===== Material provided

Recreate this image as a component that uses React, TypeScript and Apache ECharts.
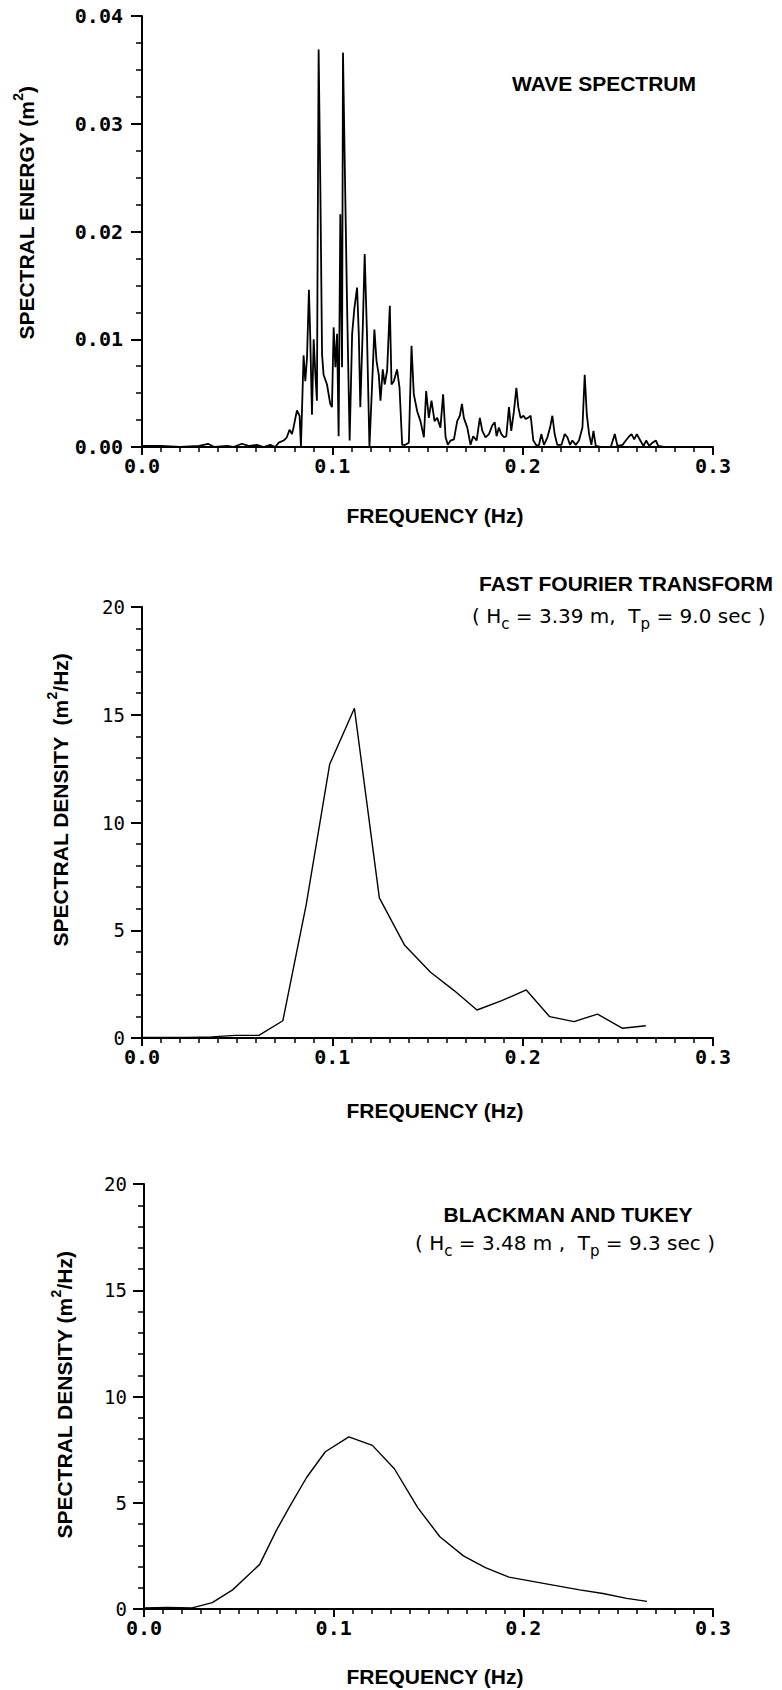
import React, { useEffect, useRef } from 'react';
import * as echarts from 'echarts';

// ---------- DATA ----------
const waveFreq = [
  0, 0.010, 0.020, 0.030, 0.0347, 0.038, 0.0447, 0.048, 0.0525, 0.056,
  0.0568, 0.0604, 0.0639, 0.0674, 0.0700, 0.0718, 0.0744, 0.0761, 0.0775, 0.0788,
  0.0796, 0.0814, 0.0828, 0.0835, 0.0849, 0.0858, 0.0867, 0.0877, 0.0884, 0.0893,
  0.0902, 0.0911, 0.0919, 0.0928, 0.0937, 0.0946, 0.0954, 0.0972, 0.0989, 0.0998,
  0.1007, 0.1016, 0.1025, 0.1033, 0.1042, 0.1051, 0.1056, 0.1065, 0.1077, 0.1091,
  0.1104, 0.1116, 0.1130, 0.1139, 0.1147, 0.1160, 0.1170, 0.1182, 0.1195, 0.1209,
  0.1221, 0.1232, 0.1244, 0.1253, 0.1265, 0.1275, 0.1288, 0.1302, 0.1311, 0.1323,
  0.1340, 0.1353, 0.1367, 0.1384, 0.1402, 0.1416, 0.1428, 0.1446, 0.1463, 0.1481,
  0.1493, 0.1507, 0.1521, 0.1537, 0.1551, 0.1568, 0.1582, 0.1595, 0.1607, 0.1621,
  0.1639, 0.1656, 0.1670, 0.1681, 0.1691, 0.1709, 0.1726, 0.1740, 0.1758, 0.1775,
  0.1788, 0.1805, 0.1823, 0.1840, 0.1853, 0.1863, 0.1875, 0.1888, 0.1902, 0.1914,
  0.1928, 0.1940, 0.1954, 0.1967, 0.1977, 0.1989, 0.2004, 0.2016, 0.2028, 0.2042,
  0.2056, 0.2074, 0.2086, 0.2098, 0.2112, 0.2130, 0.2144, 0.2156, 0.2168, 0.2182,
  0.2204, 0.2221, 0.2235, 0.2249, 0.2261, 0.2279, 0.2296, 0.2314, 0.2326, 0.2337,
  0.2349, 0.2361, 0.2372, 0.2384, 0.2411, 0.2463, 0.2484, 0.2498, 0.2525, 0.2542,
  0.2560, 0.2572, 0.2586, 0.2600, 0.2618, 0.2635, 0.2649, 0.2665, 0.2682, 0.2700,
  0.2712, 0.2744,
];
const waveEnergy = [
  0.0001, 0.0001, 0.0000, 0.0001, 0.0003, 0.0000, 0.0001, 0.0000, 0.0003, 0.0001,
  0.0001, 0.0002, 0.0000, 0.0002, 0.0000, 0.0004, 0.0006, 0.0009, 0.0016, 0.0012,
  0.0018, 0.0034, 0.0029, 0.0000, 0.0085, 0.0061, 0.0083, 0.0146, 0.0102, 0.0030,
  0.0100, 0.0067, 0.0043, 0.0369, 0.0241, 0.0086, 0.0067, 0.0058, 0.0040, 0.0037,
  0.0111, 0.0074, 0.0105, 0.0010, 0.0216, 0.0074, 0.0366, 0.0266, 0.0136, 0.0006,
  0.0105, 0.0129, 0.0148, 0.0105, 0.0037, 0.0111, 0.0179, 0.0105, 0.0000, 0.0058,
  0.0109, 0.0080, 0.0067, 0.0043, 0.0072, 0.0058, 0.0071, 0.0131, 0.0058, 0.0061,
  0.0072, 0.0055, 0.0002, 0.0002, 0.0004, 0.0094, 0.0049, 0.0033, 0.0024, 0.0009,
  0.0052, 0.0027, 0.0043, 0.0024, 0.0027, 0.0018, 0.0049, 0.0009, 0.0002, 0.0006,
  0.0007, 0.0024, 0.0029, 0.0040, 0.0027, 0.0018, 0.0002, 0.0010, 0.0006, 0.0027,
  0.0015, 0.0009, 0.0012, 0.0020, 0.0023, 0.0010, 0.0018, 0.0012, 0.0009, 0.0010,
  0.0037, 0.0015, 0.0033, 0.0055, 0.0037, 0.0027, 0.0029, 0.0026, 0.0027, 0.0029,
  0.0006, 0.0001, 0.0002, 0.0012, 0.0002, 0.0009, 0.0018, 0.0029, 0.0012, 0.0002,
  0.0002, 0.0012, 0.0009, 0.0002, 0.0006, 0.0002, 0.0006, 0.0018, 0.0067, 0.0030,
  0.0012, 0.0002, 0.0015, 0.0001, 0.0000, 0.0000, 0.0012, 0.0001, 0.0002, 0.0006,
  0.0010, 0.0012, 0.0007, 0.0012, 0.0006, 0.0001, 0.0006, 0.0001, 0.0004, 0.0006,
  0.0001, 0.0000,
];

const fftFreq = [
  0, 0.0116, 0.0241, 0.0366, 0.049, 0.0614, 0.074, 0.0863, 0.0986, 0.1116, 0.1247,
  0.138, 0.1516, 0.164, 0.176, 0.189, 0.2019, 0.2142, 0.227, 0.2393, 0.2525, 0.2647,
];
const fftDensity = [
  0.02, 0.02, 0.03, 0.05, 0.12, 0.12, 0.8, 6.2, 12.7, 15.3, 6.5,
  4.3, 3.05, 2.2, 1.3, 1.73, 2.23, 0.99, 0.76, 1.11, 0.45, 0.57,
];

const btFreq = [
  0, 0.0124, 0.0254, 0.036, 0.0467, 0.061, 0.0698, 0.077, 0.0858, 0.0956, 0.108, 0.1204,
  0.132, 0.1444, 0.156, 0.1684, 0.18, 0.1924, 0.2048, 0.2172, 0.2297, 0.242, 0.2545, 0.2652,
];
const btDensity = [
  0.05, 0.07, 0.05, 0.3, 0.9, 2.1, 3.7, 4.85, 6.2, 7.4, 8.1, 7.7,
  6.6, 4.76, 3.4, 2.5, 1.95, 1.5, 1.3, 1.1, 0.9, 0.73, 0.5, 0.36,
];

const freqTickLabels = ['0.0', '0.1', '0.2', '0.3'];
const energyTickLabels = ['0.00', '0.01', '0.02', '0.03', '0.04'];
const densityTickLabels = ['0', '5', '10', '15', '20'];

// ---------- LAYOUT ----------
const grids = [
  { left: 142, top: 16, width: 571, height: 431 },
  { left: 142, top: 607, width: 571, height: 431 },
  { left: 144, top: 1184, width: 569, height: 425 },
];

const MONO = '"DejaVu Sans Mono", "Liberation Mono", monospace';
const SANS = '"Liberation Sans", Arial, sans-serif';
const GEO = '"DejaVu Sans", "Noto Sans", sans-serif';

function xAxisFor(i: number) {
  return {
    type: 'value',
    gridIndex: i,
    min: 0,
    max: 0.3,
    interval: 0.1,
    axisLine: { show: true, onZero: false, lineStyle: { color: '#000', width: 2 } },
    axisTick: { show: true, length: 8, lineStyle: { color: '#000', width: 2 } },
    minorTick: { show: true, splitNumber: 10, length: 5, lineStyle: { color: '#000', width: 1.5 } },
    splitLine: { show: false },
    minorSplitLine: { show: false },
    axisLabel: {
      margin: 9,
      showMaxLabel: true,
      showMinLabel: true,
      formatter: (v: number) => freqTickLabels[Math.round(v * 10)] ?? '',
      fontFamily: MONO,
      fontWeight: 'bold',
      fontSize: 20,
      color: '#000',
    },
  };
}

function yAxisFor(i: number) {
  const isEnergy = i === 0;
  return {
    type: 'value',
    gridIndex: i,
    min: 0,
    max: isEnergy ? 0.04 : 20,
    interval: isEnergy ? 0.01 : 5,
    axisLine: { show: true, onZero: false, lineStyle: { color: '#000', width: 2 } },
    axisTick: { show: true, length: 11, lineStyle: { color: '#000', width: 2 } },
    minorTick: {
      show: true,
      splitNumber: isEnergy ? 4 : 5,
      length: 6,
      lineStyle: { color: '#000', width: 1.5 },
    },
    splitLine: { show: false },
    minorSplitLine: { show: false },
    axisLabel: {
      margin: isEnergy ? 19 : 17,
      showMaxLabel: true,
      showMinLabel: true,
      formatter: (v: number) =>
        isEnergy
          ? energyTickLabels[Math.round(v / 0.01)] ?? ''
          : densityTickLabels[Math.round(v / 5)] ?? '',
      fontFamily: MONO,
      fontWeight: isEnergy ? 'bold' : 'normal',
      fontSize: isEnergy ? 20 : 19,
      color: '#000',
    },
  };
}

function pairs(xs: number[], ys: number[]) {
  return xs.map((x, k) => [x, ys[k]]);
}

function titleText(x: number, y: number, text: string) {
  return {
    type: 'text',
    x,
    y,
    style: {
      text,
      fill: '#000',
      fontFamily: SANS,
      fontWeight: 'bold',
      fontSize: 21,
      align: 'center',
      verticalAlign: 'middle',
    },
  };
}

const richMain = { fontFamily: SANS, fontWeight: 'bold', fontSize: 21, lineHeight: 30, fill: '#000' };
const richSup = { fontFamily: SANS, fontWeight: 'bold', fontSize: 14, lineHeight: 14, verticalAlign: 'top', fill: '#000' };
const geoMain = { fontFamily: GEO, fontWeight: 'normal', fontSize: 20, lineHeight: 30, fill: '#000' };
const geoSub = { fontFamily: GEO, fontWeight: 'normal', fontSize: 15, lineHeight: 15, verticalAlign: 'bottom', fill: '#000' };

function yTitle(x: number, y: number, text: string) {
  return {
    type: 'text',
    x,
    y,
    rotation: Math.PI / 2,
    style: {
      text,
      fill: '#000',
      align: 'center',
      verticalAlign: 'middle',
      rich: { a: richMain, s: richSup },
    },
  };
}

function paramText(x: number, y: number, text: string) {
  return {
    type: 'text',
    x,
    y,
    style: {
      text,
      fill: '#000',
      align: 'left',
      verticalAlign: 'middle',
      rich: { a: geoMain, b: geoSub },
    },
  };
}

export default function App() {
  const ref = useRef<HTMLDivElement>(null);

  useEffect(() => {
    if (!ref.current) return;
    const chart = echarts.init(ref.current, undefined, { renderer: 'svg' });
    const lineSeries = (i: number, data: number[][], w: number) => ({
      type: 'line',
      xAxisIndex: i,
      yAxisIndex: i,
      data,
      showSymbol: false,
      symbol: 'none',
      smooth: false,
      lineStyle: { color: '#000', width: w },
      silent: true,
      z: 3,
    });
    chart.setOption({
      animation: false,
      backgroundColor: '#fff',
      grid: grids.map((g) => ({ ...g, containLabel: false })),
      xAxis: [xAxisFor(0), xAxisFor(1), xAxisFor(2)],
      yAxis: [yAxisFor(0), yAxisFor(1), yAxisFor(2)],
      series: [
        lineSeries(0, pairs(waveFreq, waveEnergy), 1.8),
        lineSeries(1, pairs(fftFreq, fftDensity), 1.4),
        lineSeries(2, pairs(btFreq, btDensity), 1.4),
      ],
      graphic: [
        titleText(604, 83, 'WAVE SPECTRUM'),
        titleText(435, 515, 'FREQUENCY (Hz)'),
        titleText(626, 583, 'FAST FOURIER TRANSFORM'),
        paramText(472, 616, '{a|( H}{b|c}{a| = 3.39 m,  T}{b|p}{a| = 9.0 sec )}'),
        titleText(435, 1110, 'FREQUENCY (Hz)'),
        titleText(568, 1214, 'BLACKMAN AND TUKEY'),
        paramText(415, 1243, '{a|( H}{b|c}{a| = 3.48 m ,  T}{b|p}{a| = 9.3 sec )}'),
        titleText(435, 1676, 'FREQUENCY (Hz)'),
        yTitle(26, 213, '{a|SPECTRAL ENERGY (m}{s|2}{a|)}'),
        yTitle(60, 800, '{a|SPECTRAL DENSITY  (m}{s|2}{a|/Hz)}'),
        yTitle(64, 1395, '{a|SPECTRAL DENSITY (m}{s|2}{a|/Hz)}'),
      ],
    });
    return () => chart.dispose();
  }, []);

  return (
    <div
      ref={ref}
      style={{ position: 'absolute', left: 0, top: 0, width: 782, height: 1690, background: '#fff' }}
    />
  );
}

==========

Prompt: Repeat the lines of the listing above verbatim, beginning at its first line and ending at the line containing "import * as echarts from 'echarts';", which is included. Omit pictures.

Result of the task:
Recreate this image as a component that uses React, TypeScript and Apache ECharts.
import React, { useEffect, useRef } from 'react';
import * as echarts from 'echarts';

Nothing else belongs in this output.